Expression of six genes from two
glutamate fermenting clostridia converted Escherichia coli into a producer of
glutaconate from
2-oxoglutarate of the general metabolism (Djurdjevic, I. et al. 2010, Appl. Environ. Microbiol.77, 320-322). The present work examines whether this pathway can also be used to reduce 2-oxoadipate to (R)-2-hydroxyadipic
acid and dehydrate its
CoA thioester to 2-hexenedioic
acid, an unsaturated precursor of the biotechnologically valuable
adipic acid (
hexanedioic acid).
2-Hydroxyglutaryl-CoA dehydratase from Clostridium symbiosum, the key
enzyme of this pathway and a potential radical
enzyme, catalyzes the reversible
dehydration of (R)-2-hydroxyglutaryl-CoA to (E)-
glutaconyl-CoA. Using a spectrophotometric assay and mass spectrometry, it was found that (R)-2-hydroxyadipoyl-CoA, oxalocrotonyl-
CoA, muconyl-
CoA, and butynedioyl-
CoA, but not 3-methylglutaconyl-CoA, served as alternative substrates.
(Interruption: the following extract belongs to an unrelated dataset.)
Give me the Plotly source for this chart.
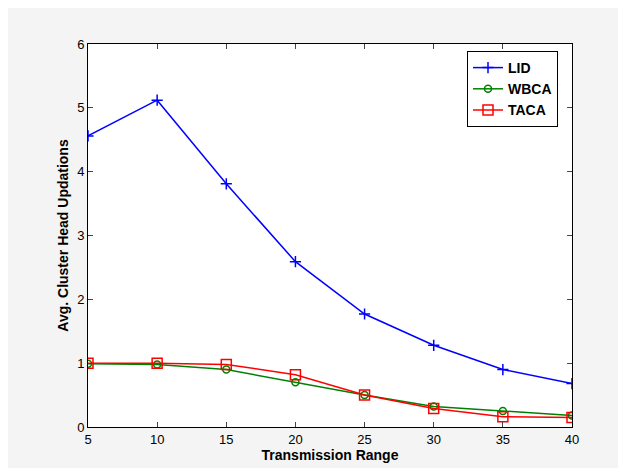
import plotly.graph_objects as go

x_range = [5, 10, 15, 20, 25, 30, 35, 40]
lid = [4.56, 5.12, 3.81, 2.59, 1.77, 1.28, 0.90, 0.68]
wbca = [0.99, 0.98, 0.90, 0.70, 0.50, 0.32, 0.25, 0.18]
taca = [1.00, 1.00, 0.98, 0.82, 0.50, 0.29, 0.16, 0.15]

FONT = "Liberation Sans, Arial, Helvetica, sans-serif"

fig = go.Figure()
fig.add_trace(go.Scatter(x=x_range, y=lid, name="LID", mode="lines+markers",
                         line=dict(color="#0000ff", width=1.5),
                         marker=dict(symbol="cross-thin", size=8, line=dict(color="#0000ff", width=1.5))))
fig.add_trace(go.Scatter(x=x_range, y=wbca, name="WBCA", mode="lines+markers",
                         line=dict(color="#008000", width=1.5),
                         marker=dict(symbol="circle-open", size=7, line=dict(color="#008000", width=1.5))))
fig.add_trace(go.Scatter(x=x_range, y=taca, name="TACA", mode="lines+markers",
                         line=dict(color="#ff0000", width=1.5),
                         marker=dict(symbol="square-open", size=10, line=dict(color="#ff0000", width=1.5))))

L, R, T, B = 80, 62, 36, 49
W, H = 626, 468
pw, ph = W - L - R, H - T - B

fig.update_layout(
    width=W, height=H,
    margin=dict(l=L, r=R, t=T, b=B),
    paper_bgcolor="#f4f4f4",
    plot_bgcolor="white",
    font=dict(family=FONT, size=13, color="black"),
    showlegend=True,
    legend=dict(x=(459 - L) / pw, y=(H - B - 43) / ph, xanchor="left", yanchor="top",
                bgcolor="white", bordercolor="black", borderwidth=1,
                font=dict(family=FONT, size=14, color="black", weight="bold"),
                itemwidth=30, tracegroupgap=0),
    xaxis=dict(range=[5, 40], tickvals=x_range, ticks="inside", ticklen=5,
               showline=True, linecolor="black", linewidth=1, mirror="ticks",
               showgrid=False, zeroline=False, automargin=False,
               tickfont=dict(size=13),
               title=dict(text="<b>Transmission Range</b>", standoff=3,
                          font=dict(family=FONT, size=14))),
    yaxis=dict(range=[0, 6], tickvals=[0, 1, 2, 3, 4, 5, 6], ticks="inside", ticklen=5,
               showline=True, linecolor="black", linewidth=1, mirror="ticks",
               showgrid=False, zeroline=False, automargin=False,
               tickfont=dict(size=13),
               title=dict(text="<b>Avg. Cluster Head Updations</b>", standoff=5,
                          font=dict(family=FONT, size=14))),
)

fig.write_html("out.html")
Hydration of butynedioyl-
CoA most likely led to 2-oxosuccinyl-CoA, which spontaneously hydrolyzed to
oxaloacetate and
CoASH. The
dehydratase is not specific for the
CoA-moiety because (R)-2-hydroxyglutaryl-thioesters of
N-acetylcysteamine and
pantetheine served as almost equal substrates. Whereas the related 2-hydroxyisocaproyl-CoA
dehydratase generated the stable and inhibitory 2,4-pentadienoyl-CoA radical, the analogous allylic ketyl radical could not be detected with muconyl-
CoA and 2-hydroxyglutaryl-CoA dehydratase. With the exception of (R)-2-hydroxyglutaryl-CoA, all mono-
CoA-thioesters of dicarboxylates used in this study were synthesized with
glutaconate CoA-transferase from Acidaminococcus fermentans. The now possible conversion of (R)-2-hydroxyadipate via (R)-2-hydroxyadipoyl-CoA and 2-hexenedioyl-CoA to 2-hexenedioate paves the road for a bio-based production of
adipic acid.